Não é fácil a vida de quem se senta no trono da Praça de São Pedro quando vê uma freira americana pela frente. Parece que os pedidos de ordenação feminina representam o nervo exposto do Vaticano, e os Estados Unidos, neste particular, são o seu calcanhar de Aquiles, que quer se mostrar invulnerável, mas não há reprimenda que faça as religiosas norteamericanas se calarem.
O papa João Paulo II já havia sentido isso na pele durante sua primeira visita aos Estados Unidos, em 1979, quando - numa reunião com cerca de 5.000 religiosas no Santuário Nacional de Washington - teve que ouvir, visivelmente constrangido e contrariado, o pedido de uma delas (vídeo abaixo).
A freira Theresa Kane, então presidente da Leadership Conference of Women Religious (LCWR - "Conferência de Liderança das Religiosas"), foi corajosa o suficiente para pedir ao papa, no seu discurso de saudação tête-à-tête, que "incluísse as mulheres em todos os ministérios da Igreja" a fim de que elas se tornassem "membros completamente participantes" dela.
Apesar de toda a reação contrária que veio a seguir e que culminou no "não" supostamente definitivo à ordenação feminina, mediante a carta "Ordinatio Sacerdotali" de 1995, o movimento nunca arrefeceu, mesmo à revelia da autoridade papal.
A "Ordinatio Sacerdotali" de João Paulo II teve como pretexto a então recente abertura do sacerdócio anglicano às mulheres, ocorrida em 1992, mas o alvo - na verdade - era outro: matar no ninho os movimentos internos católicos que reforçavam o mesmo pleito.
Bento XVI assumiu o papado em 2005, mantendo a linha conservadora do antecessor, mas também não conseguiu calar as freiras norteamericanas. Não lhe restou outra saída, senão, tentar "enquadrar" de novo a LCWR, que reúne nada mais, nada menos que 80% das religiosas dos Estados Unidos.
Para tanto, entrou em cena a Congregação para a Doutrina da Fé, nome atual aparentemente inofensivo do antigo "Santo Ofício", responsável pela inquisição medieval, atualmente dirigida pelo cardeal norteamericano William Joseph Levada.

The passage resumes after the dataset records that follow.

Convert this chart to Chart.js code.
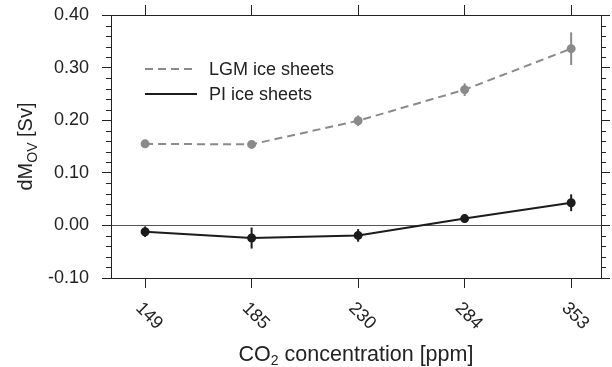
<!DOCTYPE html>
<html>
<head>
<meta charset="utf-8">
<script src="https://cdn.jsdelivr.net/npm/chart.js@4/dist/chart.umd.min.js"></script>
<style>
  html, body { margin: 0; padding: 0; background: #fff; }
  canvas { display: block; }
</style>
</head>
<body>
<canvas id="chart" width="612" height="367"></canvas>
<script>
'use strict';

// ---- data ----
const co2Labels = ['149', '185', '230', '284', '353'];
const lgmValues = [0.155, 0.154, 0.199, 0.258, 0.336];
const lgmErrors = [0.003, 0.003, 0.010, 0.012, 0.031];
const piValues = [-0.012, -0.024, -0.019, 0.013, 0.043];
const piErrors = [0.010, 0.020, 0.012, 0.008, 0.016];
const legendLabels = ['LGM ice sheets', 'PI ice sheets'];

const COLORS = {
  lgm: '#8a8a8a',
  pi: '#1c1c1c',
  axis: '#222',
  zero: '#555',
  text: '#222',
};
const FONT = '"Liberation Sans", Arial, Helvetica, sans-serif';

const toPoints = vals => vals.map((v, i) => ({ x: i, y: v }));

// error bars, drawn under the markers
const errorBars = {
  id: 'errorBars',
  beforeDatasetsDraw(chart) {
    const { ctx, scales: { x, y } } = chart;
    ctx.save();
    chart.data.datasets.forEach(ds => {
      ctx.strokeStyle = ds.borderColor;
      ctx.lineWidth = 2;
      ds.errors.forEach((e, i) => {
        const px = x.getPixelForValue(i);
        ctx.beginPath();
        ctx.moveTo(px, y.getPixelForValue(ds.data[i].y - e));
        ctx.lineTo(px, y.getPixelForValue(ds.data[i].y + e));
        ctx.stroke();
      });
    });
    ctx.restore();
  },
};

// minor ticks, rotated x labels, axis titles and legend
const decorations = {
  id: 'decorations',
  afterDraw(chart) {
    const { ctx, chartArea: area, scales: { x, y } } = chart;
    ctx.save();

    // minor y ticks on both sides
    ctx.strokeStyle = COLORS.axis;
    ctx.lineWidth = 1;
    for (let k = -5; k <= 20; k++) {
      if (k % 5 === 0) continue;
      const py = Math.round(y.getPixelForValue(k * 0.02)) + 0.5;
      ctx.beginPath();
      ctx.moveTo(area.left - 5, py);
      ctx.lineTo(area.left, py);
      ctx.moveTo(area.right, py);
      ctx.lineTo(area.right + 5, py);
      ctx.stroke();
    }

    // x tick labels, slanted downwards to the right
    ctx.fillStyle = COLORS.text;
    ctx.font = '18px ' + FONT;
    ctx.textAlign = 'center';
    ctx.textBaseline = 'middle';
    co2Labels.forEach((lab, i) => {
      ctx.save();
      ctx.translate(x.getPixelForValue(i) + 4, area.bottom + 38);
      ctx.rotate(Math.PI / 4);
      ctx.fillText(lab, 0, 0);
      ctx.restore();
    });

    // x title with subscript
    ctx.textAlign = 'left';
    ctx.textBaseline = 'alphabetic';
    const xParts = [['CO', 21.5, 0], ['2', 14, 4], [' concentration [ppm]', 21.5, 0]];
    let w = 0;
    xParts.forEach(([t, s]) => { ctx.font = s + 'px ' + FONT; w += ctx.measureText(t).width; });
    let cx = (area.left + area.right) / 2 - w / 2;
    xParts.forEach(([t, s, dy]) => {
      ctx.font = s + 'px ' + FONT;
      ctx.fillText(t, cx, 361 + dy);
      cx += ctx.measureText(t).width;
    });

    // y title with subscript, rotated
    const yParts = [['dM', 20, 0], ['OV', 14, 5], [' [Sv]', 20, 0]];
    w = 0;
    yParts.forEach(([t, s]) => { ctx.font = s + 'px ' + FONT; w += ctx.measureText(t).width; });
    ctx.save();
    ctx.translate(32, (area.top + area.bottom) / 2);
    ctx.rotate(-Math.PI / 2);
    cx = -w / 2;
    yParts.forEach(([t, s, dy]) => {
      ctx.font = s + 'px ' + FONT;
      ctx.fillText(t, cx, dy);
      cx += ctx.measureText(t).width;
    });
    ctx.restore();

    // legend
    ctx.font = '18px ' + FONT;
    chart.data.datasets.forEach((ds, i) => {
      const ly = 69 + i * 25;
      ctx.strokeStyle = ds.borderColor;
      ctx.lineWidth = 2;
      ctx.setLineDash(ds.borderDash || []);
      ctx.beginPath();
      ctx.moveTo(145, ly);
      ctx.lineTo(197, ly);
      ctx.stroke();
      ctx.setLineDash([]);
      ctx.fillStyle = COLORS.text;
      ctx.fillText(legendLabels[i], 209, ly + 6);
    });

    ctx.restore();
  },
};

const xAxis = position => ({
  type: 'linear',
  position,
  min: -0.32,
  max: 4.28,
  afterBuildTicks: s => { s.ticks = co2Labels.map((_, i) => ({ value: i })); },
  afterFit: s => {
    s.height = position === 'bottom' ? 89 : 15;
    s.paddingLeft = 0; s.paddingRight = 0;
  },
  ticks: { display: false },
  grid: { drawOnChartArea: false, tickLength: 10, color: COLORS.axis },
  border: { display: true, color: COLORS.axis, width: 1 },
});

new Chart(document.getElementById('chart'), {
  type: 'line',
  data: {
    datasets: [
      {
        label: legendLabels[0],
        data: toPoints(lgmValues),
        errors: lgmErrors,
        borderColor: COLORS.lgm,
        backgroundColor: COLORS.lgm,
        borderWidth: 2,
        borderDash: [8, 5],
        pointRadius: 3.5,
        tension: 0,
      },
      {
        label: legendLabels[1],
        data: toPoints(piValues),
        errors: piErrors,
        borderColor: COLORS.pi,
        backgroundColor: COLORS.pi,
        borderWidth: 2,
        pointRadius: 3.5,
        tension: 0,
      },
    ],
  },
  options: {
    responsive: false,
    animation: false,
    layout: { padding: 0 },
    plugins: { legend: { display: false }, tooltip: { enabled: false } },
    scales: {
      x: xAxis('bottom'),
      xTop: xAxis('top'),
      y: {
        position: 'left',
        min: -0.1,
        max: 0.4,
        afterFit: s => { s.width = 111; s.paddingTop = 0; s.paddingBottom = 0; },
        ticks: {
          stepSize: 0.1,
          padding: 13,
          color: COLORS.text,
          font: { family: FONT, size: 18 },
          callback: v => v.toFixed(2),
        },
        grid: {
          drawOnChartArea: true,
          tickLength: 9,
          tickColor: COLORS.axis,
          color: ctx => (ctx.tick && Math.abs(ctx.tick.value) < 1e-9 ? COLORS.zero : 'rgba(0,0,0,0)'),
        },
        border: { display: true, color: COLORS.axis, width: 1 },
      },
      yRight: {
        position: 'right',
        min: -0.1,
        max: 0.4,
        afterFit: s => { s.width = 11; s.paddingTop = 0; s.paddingBottom = 0; },
        ticks: { display: false, stepSize: 0.1 },
        grid: { drawOnChartArea: false, tickLength: 9, color: COLORS.axis },
        border: { display: true, color: COLORS.axis, width: 1 },
      },
    },
  },
  plugins: [errorBars, decorations],
});
</script>
</body>
</html>
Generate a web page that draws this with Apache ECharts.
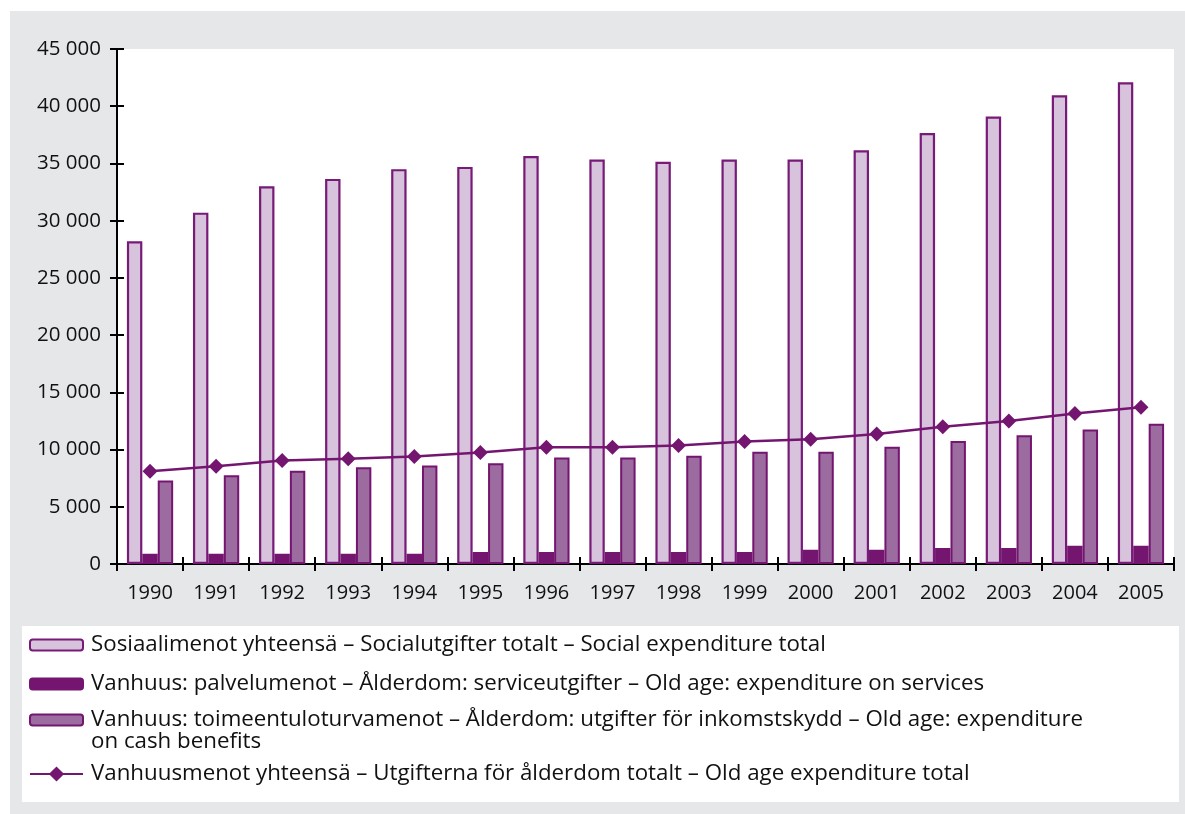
<!DOCTYPE html>
<html>
<head>
<meta charset="utf-8">
<script src="https://cdn.jsdelivr.net/npm/echarts@6/dist/echarts.min.js"></script>
<style>
  html, body { margin: 0; padding: 0; background: #ffffff; }
  #frame { position: absolute; left: 10px; top: 11px; width: 1175px; height: 803px; background: #e6e7e9; }
  #chart { width: 1175px; height: 803px; }
</style>
</head>
<body>
<div id="frame"><div id="chart"></div></div>
<script>
const years = ['1990','1991','1992','1993','1994','1995','1996','1997','1998','1999','2000','2001','2002','2003','2004','2005'];
const socialTotal = [28200, 30700, 33000, 33650, 34500, 34700, 35650, 35350, 35150, 35350, 35350, 36150, 37650, 39100, 40950, 42100];
const oldAgeServices = [900, 900, 900, 900, 900, 1050, 1050, 1050, 1050, 1050, 1250, 1250, 1400, 1400, 1600, 1600];
const oldAgeCash = [7300, 7750, 8150, 8450, 8600, 8800, 9300, 9300, 9450, 9800, 9800, 10250, 10750, 11250, 11750, 12250];
const oldAgeTotal = [8100, 8550, 9050, 9200, 9400, 9750, 10200, 10200, 10350, 10700, 10900, 11350, 12000, 12500, 13150, 13700];

const names = [
  'Sosiaalimenot yhteensä – Socialutgifter totalt – Social expenditure total',
  'Vanhuus: palvelumenot – Ålderdom: serviceutgifter – Old age: expenditure on services',
  'Vanhuus: toimeentuloturvamenot – Ålderdom: utgifter för inkomstskydd – Old age: expenditure on cash benefits',
  'Vanhuusmenot yhteensä – Utgifterna för ålderdom totalt – Old age expenditure total'
];
const wrapTail = 'on cash benefits';

const FONT = 'Open Sans';
const LEGEND_SIZE = 22.3;
const PURPLE = '#741670';
const fmt = v => v === 0 ? '0' : String(v).replace(/\B(?=(\d{3})+(?!\d))/g, ' ');

const legendBase = {
  left: 19, orient: 'vertical', padding: 0, itemWidth: 53, itemHeight: 11,
  selectedMode: false,
  textStyle: { fontFamily: FONT, fontSize: LEGEND_SIZE, color: '#111', lineHeight: 24, padding: [0, 0, 0, 3] }
};

const chart = echarts.init(document.getElementById('chart'), null, { renderer: 'canvas' });
chart.setOption({
  animation: false,
  graphic: [{
    type: 'rect', left: 12, top: 615, shape: { width: 1157, height: 176 }, style: { fill: '#ffffff' }, z: 0, silent: true
  }, {
    type: 'text', left: 81, top: 731 - 12, z: 5, silent: true,
    style: { text: wrapTail, font: LEGEND_SIZE + 'px "' + FONT + '"', fill: '#111', lineHeight: 24, verticalAlign: 'top' }
  }],
  grid: { left: 107, top: 38, right: 11, bottom: 250, show: true, backgroundColor: '#ffffff', borderWidth: 0, containLabel: false },
  legend: [
    Object.assign({}, legendBase, { top: 622, data: [names[0]] }),
    Object.assign({}, legendBase, { top: 661, data: [names[1]] }),
    Object.assign({}, legendBase, {
      top: 697, data: [names[2]],
      formatter: n => n.replace(' ' + wrapTail, '')
    }),
    Object.assign({}, legendBase, { top: 751, itemHeight: 19, data: [names[3]] })
  ],
  xAxis: [{
    type: 'category', data: years, position: 'bottom',
    axisLine: { lineStyle: { color: '#000', width: 2 } },
    axisTick: { show: true, length: 7, lineStyle: { color: '#000', width: 2 } },
    axisLabel: { fontFamily: FONT, fontSize: 20, color: '#111', margin: 19 }
  }, {
    type: 'category', data: years, position: 'bottom',
    axisLine: { show: false },
    axisTick: { show: true, inside: true, length: 7, lineStyle: { color: '#000', width: 2 } },
    axisLabel: { show: false }
  }],
  yAxis: [{
    type: 'value', min: 0, max: 45000, interval: 5000,
    axisLine: { show: true, lineStyle: { color: '#000', width: 2 } },
    axisTick: { show: true, length: 7, lineStyle: { color: '#000', width: 2 } },
    splitLine: { show: false },
    axisLabel: { fontFamily: FONT, fontSize: 20.5, color: '#111', margin: 16, formatter: fmt }
  }, {
    type: 'value', min: 0, max: 45000, interval: 5000, position: 'left',
    axisLine: { show: false },
    axisTick: { show: true, inside: true, length: 7, lineStyle: { color: '#000', width: 2 } },
    splitLine: { show: false },
    axisLabel: { show: false }
  }],
  series: [
    { name: names[0], type: 'bar', data: socialTotal, barGap: '0%', barCategoryGap: '30%',
      itemStyle: { color: '#d7c4dc', borderColor: '#781a78', borderWidth: 2.2 } },
    { name: names[1], type: 'bar', data: oldAgeServices,
      itemStyle: { color: PURPLE, borderColor: PURPLE, borderWidth: 2 } },
    { name: names[2], type: 'bar', data: oldAgeCash,
      itemStyle: { color: '#9c6b9f', borderColor: PURPLE, borderWidth: 2 } },
    { name: names[3], type: 'line', data: oldAgeTotal, symbol: 'diamond', symbolSize: 15, z: 5,
      lineStyle: { color: PURPLE, width: 2.5 }, itemStyle: { color: PURPLE } }
  ]
});
</script>
</body>
</html>
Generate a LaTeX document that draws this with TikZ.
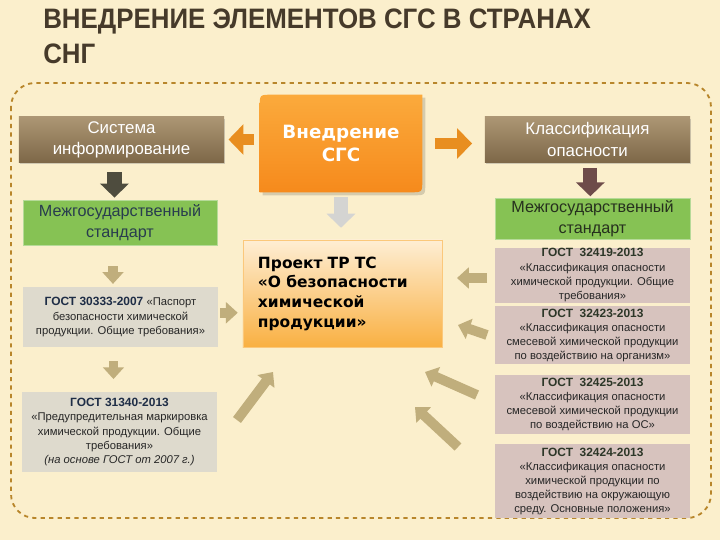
\documentclass[tikz,border=0pt]{standalone}
\usepackage{fontspec}
\setmainfont{Liberation Sans}
\newfontfamily\verdfont{DejaVu Sans}
\newfontfamily\titlefont[FakeStretch=0.92]{Liberation Sans}
\usetikzlibrary{arrows.meta, positioning, calc, backgrounds, shadows}
\definecolor{bgcream}{RGB}{251,239,204}
\definecolor{titlebrown}{RGB}{70,58,42}
\definecolor{framegold}{RGB}{184,134,43}
\definecolor{browntop}{RGB}{172,150,116}
\definecolor{brownbot}{RGB}{126,104,72}
\definecolor{stdgreen}{RGB}{134,194,84}
\definecolor{stdtextl}{RGB}{40,60,78}
\definecolor{stdtextr}{RGB}{38,48,30}
\definecolor{gostgray}{RGB}{222,218,205}
\definecolor{gostrose}{RGB}{215,195,190}
\definecolor{gostnavy}{RGB}{30,45,70}
\definecolor{gostolive}{RGB}{45,55,40}
\definecolor{sgctop}{RGB}{251,170,60}
\definecolor{sgcbot}{RGB}{246,138,28}
\definecolor{projtop}{RGB}{254,238,212}
\definecolor{projbot}{RGB}{249,176,66}
\definecolor{arroworange}{RGB}{232,142,32}
\definecolor{arrowgray}{RGB}{212,212,210}
\definecolor{arrowdark}{RGB}{78,76,62}
\definecolor{arrowplum}{RGB}{110,76,74}
\definecolor{arrowtan}{RGB}{192,174,124}
\tikzset{%
	head/.style={shade, top color=browntop, bottom color=brownbot, text=white, align=center,%
		minimum width=5.125cm, minimum height=1.125cm, inner sep=0mm, font=\fontsize{12}{15}\selectfont,%
		drop shadow={opacity=0.35, shadow xshift=1pt, shadow yshift=-1.5pt}},
	std/.style={fill=stdgreen, draw=stdgreen!60!white, align=center, inner sep=0mm,%
		font=\fontsize{11.5}{14.5}\selectfont},
	gostl/.style={fill=gostgray, align=center, minimum width=4.875cm, inner sep=0mm,%
		font=\fontsize{8}{10.3}\selectfont, text=black!85},
	gostr/.style={fill=gostrose, align=center, minimum width=4.875cm, inner sep=0mm,%
		font=\fontsize{8}{10}\selectfont, text=black!85},
	titletext/.style={anchor=base west, inner sep=0pt, text=titlebrown, font=\titlefont\bfseries\fontsize{20}{24}\selectfont},
	orangearrow/.style={line width=8.5pt, draw=arroworange, -{Triangle[width=0pt 2.5, length=0pt 1.25]}},
	darkarrow/.style={line width=10pt, -{Triangle[width=0pt 2, length=0pt 1]}},
	tanarrow/.style={line width=7pt, draw=arrowtan, -{Triangle[width=0pt 2.1, length=0pt 1.2]}}
}
\newcommand{\gosthdr}[2]{{\color{#1}\bfseries\fontsize{8.5}{10}\selectfont #2}}
% outline of the orange box, moved by (#1,#2)
\newcommand{\sgcoutline}[2]{([shift={(#1,#2)}]sgc.south west) -- ([shift={(#1,12+#2)}]sgc.north west)%
	.. controls ([shift={(#1,#2)}]sgc.north west) .. ([shift={(12+#1,#2)}]sgc.north west)%
	-- ([shift={(#1,#2)}]sgc.north east) -- ([shift={(#1,-12+#2)}]sgc.south east)%
	.. controls ([shift={(#1,#2)}]sgc.south east) .. ([shift={(-12+#1,#2)}]sgc.south east) -- cycle}

\begin{document}
\begin{tikzpicture}[x=0.025cm, y=-0.025cm]
	\useasboundingbox (0,0) rectangle (720,540);

	% title
	\node[titletext] (title1) at (43,28) {ВНЕДРЕНИЕ ЭЛЕМЕНТОВ СГС В СТРАНАХ};
	\node[titletext] (title2) at (43,63) {СНГ};

	% top row
	\node[head] (info) at (121.5,139.5) {Система\\информирование};
	\node[minimum width=4.05cm, minimum height=2.425cm, text=white, align=center,%
		font=\verdfont\bfseries\fontsize{13}{17}\selectfont] (sgc) at (341,143.5) {Внедрение\\СГС};
	\node[head] (klass) at (587.5,139.5) {Классификация\\опасности};

	% standards
	\node[std, text=stdtextl, minimum width=4.85cm, minimum height=1.125cm] (stdL) at (120,222.5) {Межгосударственный\\стандарт};
	\node[std, text=stdtextr, minimum width=4.875cm, minimum height=1.025cm] (stdR) at (592.5,218.5) {Межгосударственный\\стандарт};

	% left column
	\node[gostl, minimum height=1.5cm] (g30333) at (120.5,317) {\gosthdr{gostnavy}{ГОСТ 30333-2007} «Паспорт\\безопасности химической\\продукции. Общие требования»};
	\node[gostl, minimum height=2cm] (g31340) at (119.5,432) {\gosthdr{gostnavy}{ГОСТ 31340-2013}\\«Предупредительная маркировка\\химической продукции. Общие\\требования»\\\textit{(на основе ГОСТ от 2007 г.)}};

	% right column
	\node[gostr, minimum height=1.375cm, below=0.2cm of stdR] (g32419) {\gosthdr{gostolive}{ГОСТ\ \ 32419-2013}\\«Классификация опасности\\химической продукции. Общие\\требования»};
	\node[gostr, minimum height=1.45cm, below=0.075cm of g32419] (g32423) {\gosthdr{gostolive}{ГОСТ\ \ 32423-2013}\\«Классификация опасности\\смесевой химической продукции\\по воздействию на организм»};
	\node[gostr, minimum height=1.475cm, below=0.25cm of g32423] (g32425) {\gosthdr{gostolive}{ГОСТ\ \ 32425-2013}\\«Классификация опасности\\смесевой химической продукции\\по воздействию на ОС»};
	\node[gostr, minimum height=1.85cm, below=0.25cm of g32425] (g32424) {\gosthdr{gostolive}{ГОСТ\ \ 32424-2013}\\«Классификация опасности\\химической продукции по\\воздействию на окружающую\\среду. Основные положения»};

	% project
	\node[shade, top color=projtop, bottom color=projbot, draw=projbot!70!white, text width=4.225cm,%
		inner xsep=0.375cm, minimum height=2.675cm, align=left,%
		font=\verdfont\bfseries\fontsize{11}{14}\selectfont] (proj) at (342.5,293.5) {Проект ТР ТС\\«О безопасности\\химической\\продукции»};

	% free arrow ends
	\coordinate (a1s) at (487,278);  \coordinate (a1e) at (457,278);
	\coordinate (a2s) at (487,335);  \coordinate (a2e) at (458,325);
	\coordinate (a3s) at (477,395);  \coordinate (a3e) at (425,372);
	\coordinate (a4s) at (458,447);  \coordinate (a4e) at (415,407);
	\coordinate (a5s) at (237,420);  \coordinate (a5e) at (273,372);

	\draw[orangearrow, shorten <=4pt, shorten >=3pt] (info.east -| sgc.west) -- (info.east);
	\draw[orangearrow, shorten <=9pt, shorten >=9pt] (sgc.east) -- (sgc.east -| klass.west);
	\draw[darkarrow, draw=arrowgray, shorten <=3.5pt, shorten >=8.5pt] (sgc.south) -- (sgc.south |- proj.north);
	\draw[darkarrow, draw=arrowdark, shorten <=7pt, shorten >=1.5pt] ([xshift=-5pt]info.south) -- ([xshift=-5pt]info.south |- stdL.north);
	\draw[darkarrow, draw=arrowplum, shorten <=4pt, shorten >=1pt] ([xshift=2pt]klass.south) -- ([xshift=2pt]klass.south |- stdR.north);
	\draw[tanarrow, shorten <=15pt, shorten >=2pt] ([xshift=-5pt]stdL.south) -- ([xshift=-5pt]stdL.south |- g30333.north);
	\draw[tanarrow, shorten <=10pt, shorten >=9pt] ([xshift=-5pt]g30333.south) -- ([xshift=-5pt]g30333.south |- g31340.north);
	\draw[tanarrow, shorten <=1.5pt, shorten >=3.5pt] ([yshift=3pt]g30333.east) -- ([yshift=3pt]g30333.east -| proj.west);
	\draw[tanarrow] (a1s) -- (a1e);
	\draw[tanarrow] (a2s) -- (a2e);
	\draw[tanarrow] (a3s) -- (a3e);
	\draw[tanarrow] (a4s) -- (a4e);
	\draw[tanarrow] (a5s) -- (a5e);

	\begin{scope}[on background layer]
		\fill[bgcream] (0,0) rectangle (720,540);
		\draw[framegold, line width=1.3pt, dashed, rounded corners=0.6cm] (11,83) rectangle (711,518);
		\fill[black, opacity=0.15] \sgcoutline{3}{3};
		\shade[top color=sgctop, bottom color=sgcbot] \sgcoutline{0}{0};
	\end{scope}
\end{tikzpicture}
\end{document}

Em 2008, o Cardeal Levada tratou de dar um corretivo nas levadas freiras do seu país (com o perdão do péssimo - mas inevitável - trocadilho), indicando o arcebispo de Seattle, Peter Sartain, para investigar e reorganizar a LCWR.
Apontando uma série de divergências com o ensino tradicional católico quanto ao sacerdócio feminino, aborto, sexualidade e temáticas feministas, o relatório do bispo Leonardo Blaire, de Toledo (Ohio), responsável pela "visita apostólica", deu margem à intervenção do Vaticano na LCWR.
Na prática, isto significa que o grupo de freiras norteamericanas estará, a partir de agora, debaixo de estrita vigilância e supervisão das autoridades vaticanas. Resta saber se isto conseguirá calá-las.
Já a Irmã Theresa Kane continua firme, falante e dentro da igreja. A julgar pelo histórico passado, é melhor apostar - sem dinheiro e informalmente - que não conseguirão emudecê-las.